● **TASK STATEMENT**
Transcribe the material word for word, but without the images.

● **SOURCE DATA**
------------------------------------------------
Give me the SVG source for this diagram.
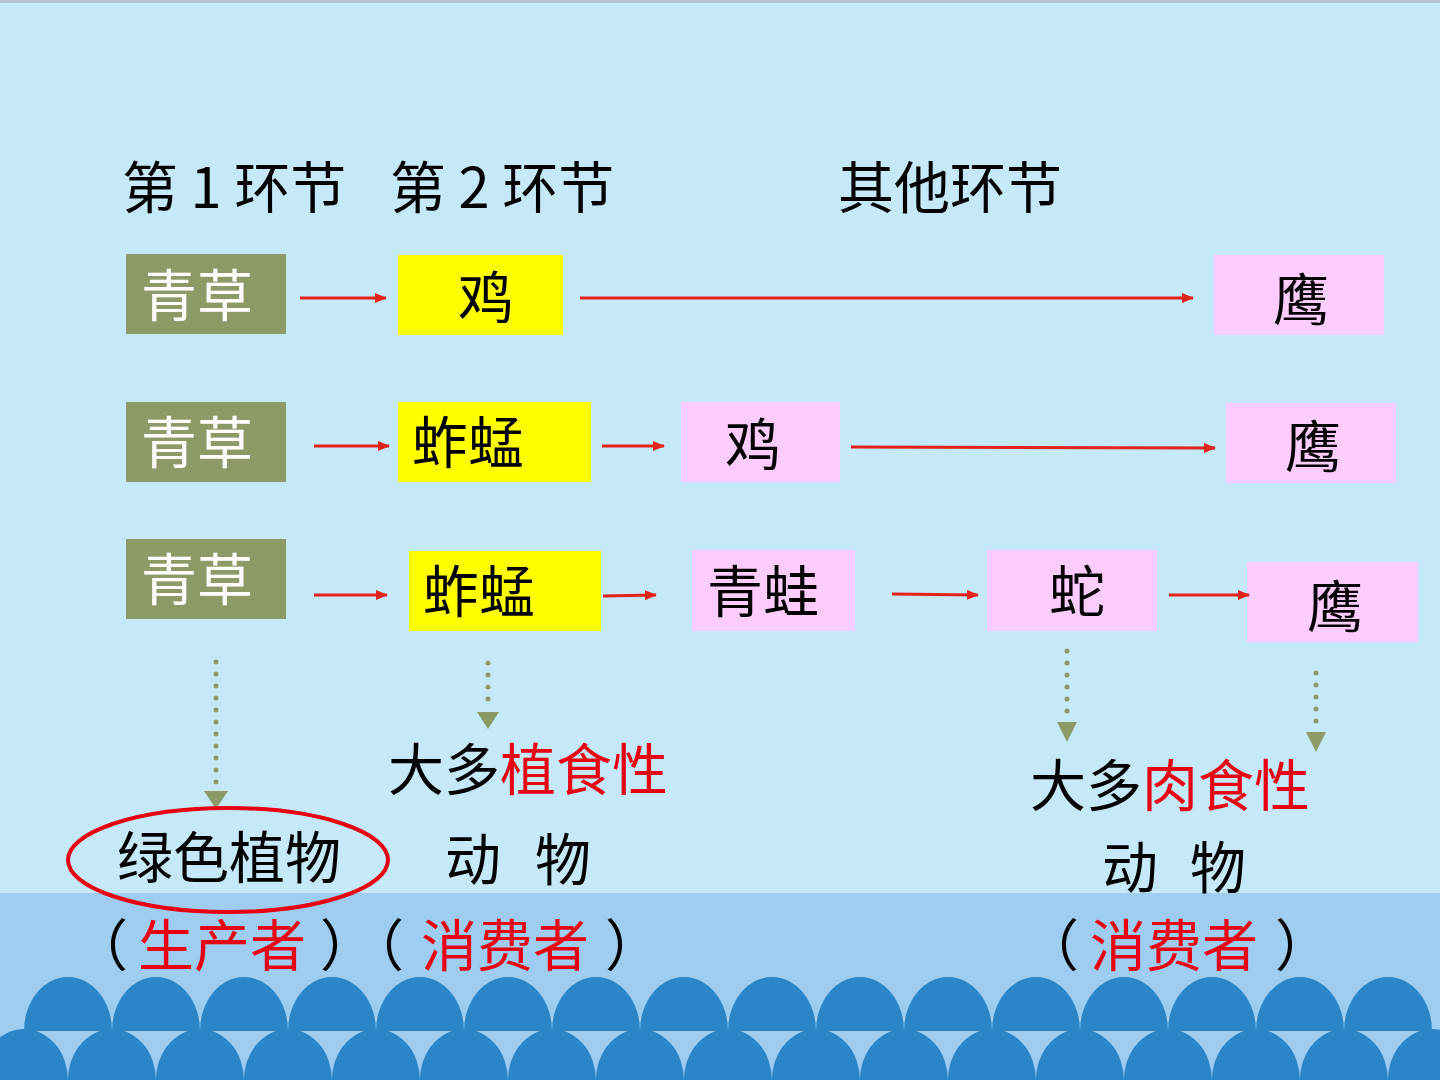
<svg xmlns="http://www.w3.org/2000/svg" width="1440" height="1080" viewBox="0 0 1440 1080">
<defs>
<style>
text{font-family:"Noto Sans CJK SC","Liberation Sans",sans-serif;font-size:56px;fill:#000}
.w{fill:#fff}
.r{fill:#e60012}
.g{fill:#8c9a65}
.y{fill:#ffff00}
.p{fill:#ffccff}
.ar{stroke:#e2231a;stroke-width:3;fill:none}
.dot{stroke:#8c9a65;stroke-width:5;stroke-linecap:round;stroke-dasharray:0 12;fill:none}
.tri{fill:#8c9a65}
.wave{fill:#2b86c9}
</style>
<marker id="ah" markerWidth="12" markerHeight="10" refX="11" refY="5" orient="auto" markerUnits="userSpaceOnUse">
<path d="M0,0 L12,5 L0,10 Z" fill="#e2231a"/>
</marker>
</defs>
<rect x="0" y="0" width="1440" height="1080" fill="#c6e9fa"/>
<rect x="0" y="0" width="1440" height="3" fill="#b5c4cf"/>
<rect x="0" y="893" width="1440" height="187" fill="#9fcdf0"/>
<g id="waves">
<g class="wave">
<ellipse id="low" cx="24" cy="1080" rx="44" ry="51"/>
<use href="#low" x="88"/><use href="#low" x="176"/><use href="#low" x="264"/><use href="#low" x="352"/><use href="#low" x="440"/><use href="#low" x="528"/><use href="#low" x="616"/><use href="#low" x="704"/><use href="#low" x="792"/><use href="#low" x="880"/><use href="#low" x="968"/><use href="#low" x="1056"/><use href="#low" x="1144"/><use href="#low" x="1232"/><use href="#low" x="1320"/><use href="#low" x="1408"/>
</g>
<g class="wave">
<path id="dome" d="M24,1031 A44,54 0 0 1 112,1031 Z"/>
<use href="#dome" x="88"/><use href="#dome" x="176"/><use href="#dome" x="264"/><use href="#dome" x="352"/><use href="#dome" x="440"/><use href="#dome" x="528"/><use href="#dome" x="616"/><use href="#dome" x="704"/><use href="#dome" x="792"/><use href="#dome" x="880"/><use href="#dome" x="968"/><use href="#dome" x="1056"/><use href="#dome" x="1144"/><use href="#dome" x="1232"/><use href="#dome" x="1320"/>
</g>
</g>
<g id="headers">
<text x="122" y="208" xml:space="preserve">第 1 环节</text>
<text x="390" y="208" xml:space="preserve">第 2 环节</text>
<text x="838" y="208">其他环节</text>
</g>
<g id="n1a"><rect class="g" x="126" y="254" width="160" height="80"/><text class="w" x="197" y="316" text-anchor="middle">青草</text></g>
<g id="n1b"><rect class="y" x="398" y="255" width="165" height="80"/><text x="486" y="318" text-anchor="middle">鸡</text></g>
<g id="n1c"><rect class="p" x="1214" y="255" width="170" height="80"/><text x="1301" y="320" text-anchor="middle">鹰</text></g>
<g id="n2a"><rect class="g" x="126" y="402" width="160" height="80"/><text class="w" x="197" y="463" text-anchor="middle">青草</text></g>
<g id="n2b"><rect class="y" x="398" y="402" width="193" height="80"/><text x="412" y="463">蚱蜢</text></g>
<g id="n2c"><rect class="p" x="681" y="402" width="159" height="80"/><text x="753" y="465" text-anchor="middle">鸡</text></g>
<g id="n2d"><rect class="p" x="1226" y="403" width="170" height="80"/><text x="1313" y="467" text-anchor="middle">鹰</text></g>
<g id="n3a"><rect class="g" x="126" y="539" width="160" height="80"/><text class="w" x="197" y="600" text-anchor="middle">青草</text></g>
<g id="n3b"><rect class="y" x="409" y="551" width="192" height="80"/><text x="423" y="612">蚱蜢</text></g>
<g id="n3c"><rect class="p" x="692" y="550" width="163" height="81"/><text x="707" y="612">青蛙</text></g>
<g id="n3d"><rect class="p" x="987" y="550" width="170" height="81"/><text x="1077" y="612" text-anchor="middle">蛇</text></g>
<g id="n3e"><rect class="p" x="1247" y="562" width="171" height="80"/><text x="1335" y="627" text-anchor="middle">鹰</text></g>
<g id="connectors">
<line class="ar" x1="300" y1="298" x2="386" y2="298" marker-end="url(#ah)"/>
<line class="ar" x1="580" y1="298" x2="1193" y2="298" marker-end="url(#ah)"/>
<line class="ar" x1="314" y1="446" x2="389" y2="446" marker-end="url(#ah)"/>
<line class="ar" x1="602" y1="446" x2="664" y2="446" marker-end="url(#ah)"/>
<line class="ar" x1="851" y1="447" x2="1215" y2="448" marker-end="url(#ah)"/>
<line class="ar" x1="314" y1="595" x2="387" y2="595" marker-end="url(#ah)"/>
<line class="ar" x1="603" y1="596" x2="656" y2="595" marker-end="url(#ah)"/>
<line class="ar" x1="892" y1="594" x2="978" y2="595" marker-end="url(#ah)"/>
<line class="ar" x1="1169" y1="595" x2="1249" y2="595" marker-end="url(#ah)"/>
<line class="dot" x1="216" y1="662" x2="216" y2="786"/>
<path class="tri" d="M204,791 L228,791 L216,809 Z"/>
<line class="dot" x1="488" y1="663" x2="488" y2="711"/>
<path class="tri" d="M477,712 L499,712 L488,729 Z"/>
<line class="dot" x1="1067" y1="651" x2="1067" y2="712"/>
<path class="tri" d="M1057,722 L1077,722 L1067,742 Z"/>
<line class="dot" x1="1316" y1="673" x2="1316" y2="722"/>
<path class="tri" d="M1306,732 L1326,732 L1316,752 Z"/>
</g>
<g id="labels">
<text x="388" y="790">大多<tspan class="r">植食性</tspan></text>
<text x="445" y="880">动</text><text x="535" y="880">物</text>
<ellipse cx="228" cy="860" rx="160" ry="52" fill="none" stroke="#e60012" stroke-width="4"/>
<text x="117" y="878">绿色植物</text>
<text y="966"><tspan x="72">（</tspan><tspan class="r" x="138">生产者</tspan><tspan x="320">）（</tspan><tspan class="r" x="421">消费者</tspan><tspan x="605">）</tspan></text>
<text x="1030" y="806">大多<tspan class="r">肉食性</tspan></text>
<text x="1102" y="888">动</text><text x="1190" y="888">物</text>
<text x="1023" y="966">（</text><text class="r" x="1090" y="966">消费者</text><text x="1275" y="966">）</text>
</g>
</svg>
------------------------------------------------
● **TASK ANSWER**
Give me the SVG source for this diagram.
<svg xmlns="http://www.w3.org/2000/svg" width="1440" height="1080" viewBox="0 0 1440 1080">
<defs>
<style>
text{font-family:"Noto Sans CJK SC","Liberation Sans",sans-serif;font-size:56px;fill:#000}
.w{fill:#fff}
.r{fill:#e60012}
.g{fill:#8c9a65}
.y{fill:#ffff00}
.p{fill:#ffccff}
.ar{stroke:#e2231a;stroke-width:3;fill:none}
.dot{stroke:#8c9a65;stroke-width:5;stroke-linecap:round;stroke-dasharray:0 12;fill:none}
.tri{fill:#8c9a65}
.wave{fill:#2b86c9}
</style>
<marker id="ah" markerWidth="12" markerHeight="10" refX="11" refY="5" orient="auto" markerUnits="userSpaceOnUse">
<path d="M0,0 L12,5 L0,10 Z" fill="#e2231a"/>
</marker>
</defs>
<rect x="0" y="0" width="1440" height="1080" fill="#c6e9fa"/>
<rect x="0" y="0" width="1440" height="3" fill="#b5c4cf"/>
<rect x="0" y="893" width="1440" height="187" fill="#9fcdf0"/>
<g id="waves">
<g class="wave">
<ellipse id="low" cx="24" cy="1080" rx="44" ry="51"/>
<use href="#low" x="88"/><use href="#low" x="176"/><use href="#low" x="264"/><use href="#low" x="352"/><use href="#low" x="440"/><use href="#low" x="528"/><use href="#low" x="616"/><use href="#low" x="704"/><use href="#low" x="792"/><use href="#low" x="880"/><use href="#low" x="968"/><use href="#low" x="1056"/><use href="#low" x="1144"/><use href="#low" x="1232"/><use href="#low" x="1320"/><use href="#low" x="1408"/>
</g>
<g class="wave">
<path id="dome" d="M24,1031 A44,54 0 0 1 112,1031 Z"/>
<use href="#dome" x="88"/><use href="#dome" x="176"/><use href="#dome" x="264"/><use href="#dome" x="352"/><use href="#dome" x="440"/><use href="#dome" x="528"/><use href="#dome" x="616"/><use href="#dome" x="704"/><use href="#dome" x="792"/><use href="#dome" x="880"/><use href="#dome" x="968"/><use href="#dome" x="1056"/><use href="#dome" x="1144"/><use href="#dome" x="1232"/><use href="#dome" x="1320"/>
</g>
</g>
<g id="headers">
<text x="122" y="208" xml:space="preserve">第 1 环节</text>
<text x="390" y="208" xml:space="preserve">第 2 环节</text>
<text x="838" y="208">其他环节</text>
</g>
<g id="n1a"><rect class="g" x="126" y="254" width="160" height="80"/><text class="w" x="197" y="316" text-anchor="middle">青草</text></g>
<g id="n1b"><rect class="y" x="398" y="255" width="165" height="80"/><text x="486" y="318" text-anchor="middle">鸡</text></g>
<g id="n1c"><rect class="p" x="1214" y="255" width="170" height="80"/><text x="1301" y="320" text-anchor="middle">鹰</text></g>
<g id="n2a"><rect class="g" x="126" y="402" width="160" height="80"/><text class="w" x="197" y="463" text-anchor="middle">青草</text></g>
<g id="n2b"><rect class="y" x="398" y="402" width="193" height="80"/><text x="412" y="463">蚱蜢</text></g>
<g id="n2c"><rect class="p" x="681" y="402" width="159" height="80"/><text x="753" y="465" text-anchor="middle">鸡</text></g>
<g id="n2d"><rect class="p" x="1226" y="403" width="170" height="80"/><text x="1313" y="467" text-anchor="middle">鹰</text></g>
<g id="n3a"><rect class="g" x="126" y="539" width="160" height="80"/><text class="w" x="197" y="600" text-anchor="middle">青草</text></g>
<g id="n3b"><rect class="y" x="409" y="551" width="192" height="80"/><text x="423" y="612">蚱蜢</text></g>
<g id="n3c"><rect class="p" x="692" y="550" width="163" height="81"/><text x="707" y="612">青蛙</text></g>
<g id="n3d"><rect class="p" x="987" y="550" width="170" height="81"/><text x="1077" y="612" text-anchor="middle">蛇</text></g>
<g id="n3e"><rect class="p" x="1247" y="562" width="171" height="80"/><text x="1335" y="627" text-anchor="middle">鹰</text></g>
<g id="connectors">
<line class="ar" x1="300" y1="298" x2="386" y2="298" marker-end="url(#ah)"/>
<line class="ar" x1="580" y1="298" x2="1193" y2="298" marker-end="url(#ah)"/>
<line class="ar" x1="314" y1="446" x2="389" y2="446" marker-end="url(#ah)"/>
<line class="ar" x1="602" y1="446" x2="664" y2="446" marker-end="url(#ah)"/>
<line class="ar" x1="851" y1="447" x2="1215" y2="448" marker-end="url(#ah)"/>
<line class="ar" x1="314" y1="595" x2="387" y2="595" marker-end="url(#ah)"/>
<line class="ar" x1="603" y1="596" x2="656" y2="595" marker-end="url(#ah)"/>
<line class="ar" x1="892" y1="594" x2="978" y2="595" marker-end="url(#ah)"/>
<line class="ar" x1="1169" y1="595" x2="1249" y2="595" marker-end="url(#ah)"/>
<line class="dot" x1="216" y1="662" x2="216" y2="786"/>
<path class="tri" d="M204,791 L228,791 L216,809 Z"/>
<line class="dot" x1="488" y1="663" x2="488" y2="711"/>
<path class="tri" d="M477,712 L499,712 L488,729 Z"/>
<line class="dot" x1="1067" y1="651" x2="1067" y2="712"/>
<path class="tri" d="M1057,722 L1077,722 L1067,742 Z"/>
<line class="dot" x1="1316" y1="673" x2="1316" y2="722"/>
<path class="tri" d="M1306,732 L1326,732 L1316,752 Z"/>
</g>
<g id="labels">
<text x="388" y="790">大多<tspan class="r">植食性</tspan></text>
<text x="445" y="880">动</text><text x="535" y="880">物</text>
<ellipse cx="228" cy="860" rx="160" ry="52" fill="none" stroke="#e60012" stroke-width="4"/>
<text x="117" y="878">绿色植物</text>
<text y="966"><tspan x="72">（</tspan><tspan class="r" x="138">生产者</tspan><tspan x="320">）（</tspan><tspan class="r" x="421">消费者</tspan><tspan x="605">）</tspan></text>
<text x="1030" y="806">大多<tspan class="r">肉食性</tspan></text>
<text x="1102" y="888">动</text><text x="1190" y="888">物</text>
<text x="1023" y="966">（</text><text class="r" x="1090" y="966">消费者</text><text x="1275" y="966">）</text>
</g>
</svg>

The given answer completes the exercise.